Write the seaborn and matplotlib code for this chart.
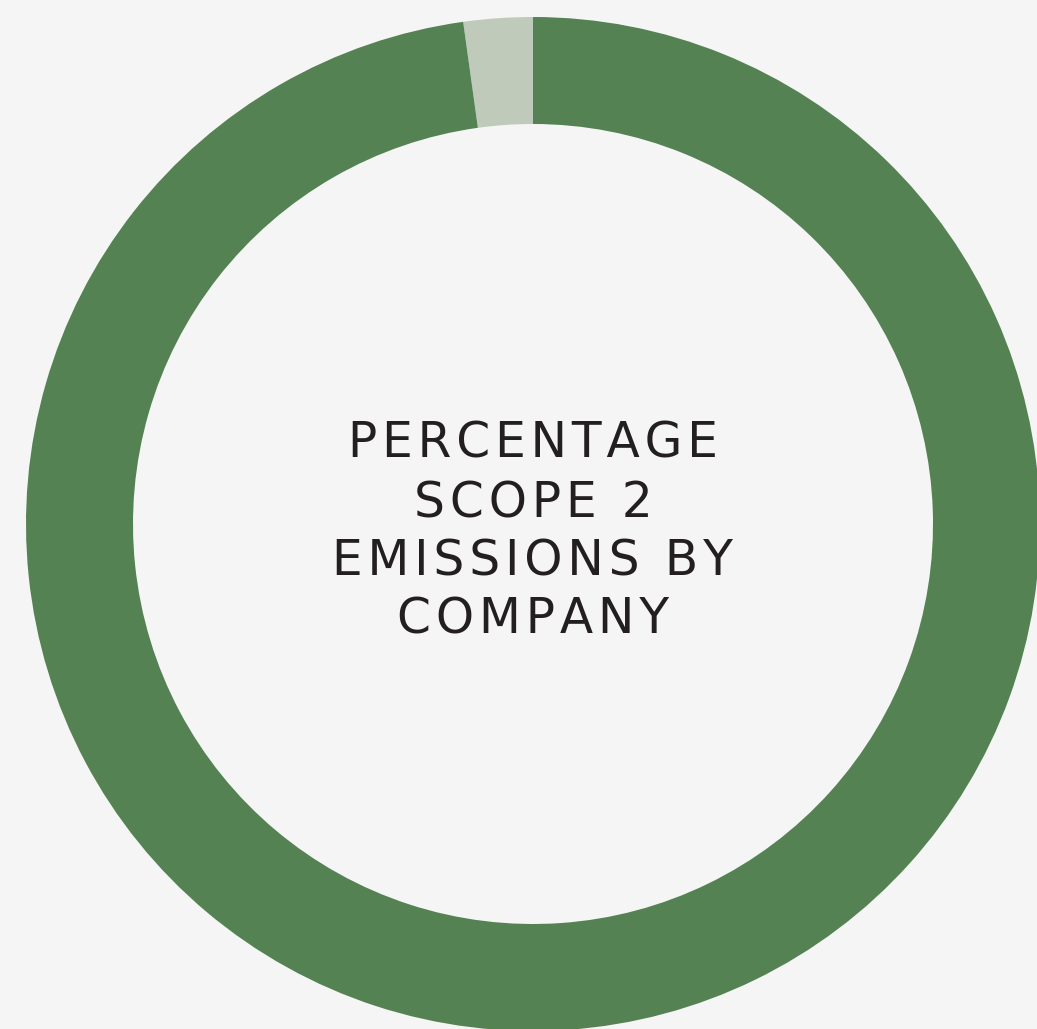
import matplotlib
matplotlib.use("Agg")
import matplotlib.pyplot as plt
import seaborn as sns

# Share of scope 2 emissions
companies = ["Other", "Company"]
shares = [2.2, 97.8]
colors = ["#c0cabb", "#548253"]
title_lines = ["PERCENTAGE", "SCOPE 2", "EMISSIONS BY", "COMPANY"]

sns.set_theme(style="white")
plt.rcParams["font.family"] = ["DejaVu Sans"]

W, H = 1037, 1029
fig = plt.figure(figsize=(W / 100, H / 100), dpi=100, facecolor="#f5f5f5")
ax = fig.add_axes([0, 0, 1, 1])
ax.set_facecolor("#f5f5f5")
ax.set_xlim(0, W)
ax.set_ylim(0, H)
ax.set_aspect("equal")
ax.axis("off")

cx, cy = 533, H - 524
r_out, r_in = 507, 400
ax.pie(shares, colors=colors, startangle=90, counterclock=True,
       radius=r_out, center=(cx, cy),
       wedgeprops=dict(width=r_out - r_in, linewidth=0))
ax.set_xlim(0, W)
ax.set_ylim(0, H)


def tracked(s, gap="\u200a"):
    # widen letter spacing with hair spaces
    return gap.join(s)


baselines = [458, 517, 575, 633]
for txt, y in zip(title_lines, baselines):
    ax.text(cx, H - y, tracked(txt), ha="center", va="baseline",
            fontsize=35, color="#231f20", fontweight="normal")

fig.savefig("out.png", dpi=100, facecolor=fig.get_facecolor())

- [Your task]: Your task is to repeat the material above exactly, without its pictures.

- [Finished answer]:
Write the seaborn and matplotlib code for this chart.
import matplotlib
matplotlib.use("Agg")
import matplotlib.pyplot as plt
import seaborn as sns

# Share of scope 2 emissions
companies = ["Other", "Company"]
shares = [2.2, 97.8]
colors = ["#c0cabb", "#548253"]
title_lines = ["PERCENTAGE", "SCOPE 2", "EMISSIONS BY", "COMPANY"]

sns.set_theme(style="white")
plt.rcParams["font.family"] = ["DejaVu Sans"]

W, H = 1037, 1029
fig = plt.figure(figsize=(W / 100, H / 100), dpi=100, facecolor="#f5f5f5")
ax = fig.add_axes([0, 0, 1, 1])
ax.set_facecolor("#f5f5f5")
ax.set_xlim(0, W)
ax.set_ylim(0, H)
ax.set_aspect("equal")
ax.axis("off")

cx, cy = 533, H - 524
r_out, r_in = 507, 400
ax.pie(shares, colors=colors, startangle=90, counterclock=True,
       radius=r_out, center=(cx, cy),
       wedgeprops=dict(width=r_out - r_in, linewidth=0))
ax.set_xlim(0, W)
ax.set_ylim(0, H)


def tracked(s, gap="\u200a"):
    # widen letter spacing with hair spaces
    return gap.join(s)


baselines = [458, 517, 575, 633]
for txt, y in zip(title_lines, baselines):
    ax.text(cx, H - y, tracked(txt), ha="center", va="baseline",
            fontsize=35, color="#231f20", fontweight="normal")

fig.savefig("out.png", dpi=100, facecolor=fig.get_facecolor())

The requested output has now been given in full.